On men saving the day
In this season’s final installment of Slate‘s “Guys on Girls,” David Haglund and Seth Stevenson ask the question, “Did men just save the day on Girls?” and answer it with a booming “yes,” as they talk about how Charlie saved Marnie from herself and Hannah called upon her dad and even Laird, before finally imploring Adam to rescue her. For Stevenson, it was all “a bit Freudian,” while Haglund observes that Hannah’s “picking-up-glass story…tied everything together: growing up, facing real problems, looking to men to solve them.” They also wonder about how legitimate the men are as heartthrobs in Girls, since “just last week, Adam was doing something really horrible,” and whether Marnie was only really after Charlie for money.
On Hannah’s decline
The Guardian asked four venerable lady writers – its own Erin McCann and Ruth Spencer, as well as BuzzFeed Shift editor Amy Odell and Jezebel founder Anna Holmes – to recount their surprises and disappointments of the season. This group of writers felt unanimously let down by Hannah’s descent to Cool Whip and Q-Tips, while other disappointments included the lack of penis shots, Shoshanna’s rebound “with a card-carrying member of the Aryan Nation” after her surprising break-up with Ray, and Charlie’s willingness to take Marnie back.

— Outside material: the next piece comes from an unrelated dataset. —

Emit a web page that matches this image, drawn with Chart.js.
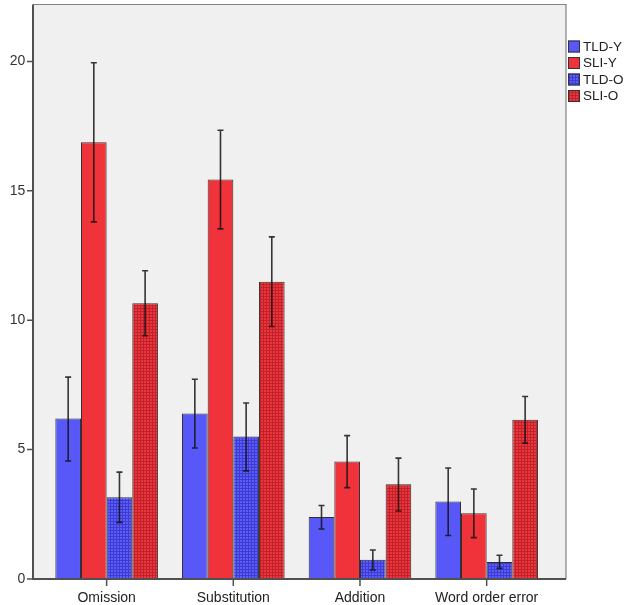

On Hannah and Adam’s reunion
Meredith Blake, a TV writer for the LA Times, argues that the season finale of Girls “suddenly — and not altogether convincingly — morphed” the series “into a romantic comedy.” In spite of its “kind of sweet” ending, Blake draws our attention to the problem of the show’s conclusion – namely that “the guy who only last week sexually humiliated and maybe even raped his sweet, pretty new girlfriend is, all of a sudden, a knight-in-shining-armor” – while mapping it onto the larger problem of a second season altogether riddled with “haphazard character development” and an “increasingly disjointed narrative.”
On craziness
Salon‘s Willa Paskin suggests thinking about Season 2 of Girls as a “reaction to the intense vitriol and passion directed at the first season,” and laments the absence of “regular” girls on the show. In their place this season, the tropes of the crazy woman can be found; there’s Hannah’s OCD as well as the other girls’ increasing incorrigibility, and the show as a whole has become darker. Paskin observes, “Craziness as a way of legitimizing female characters is all over TV,” and she insists that “Hannah and her friends didn’t need darkness and disorder to be a legitimate subject — only the haters believed that what they were wasn’t enough, that their experience was uninteresting and unimportant and already overexplored and overrepresented” – ultimately arguing that the show itself was in a downward spiral.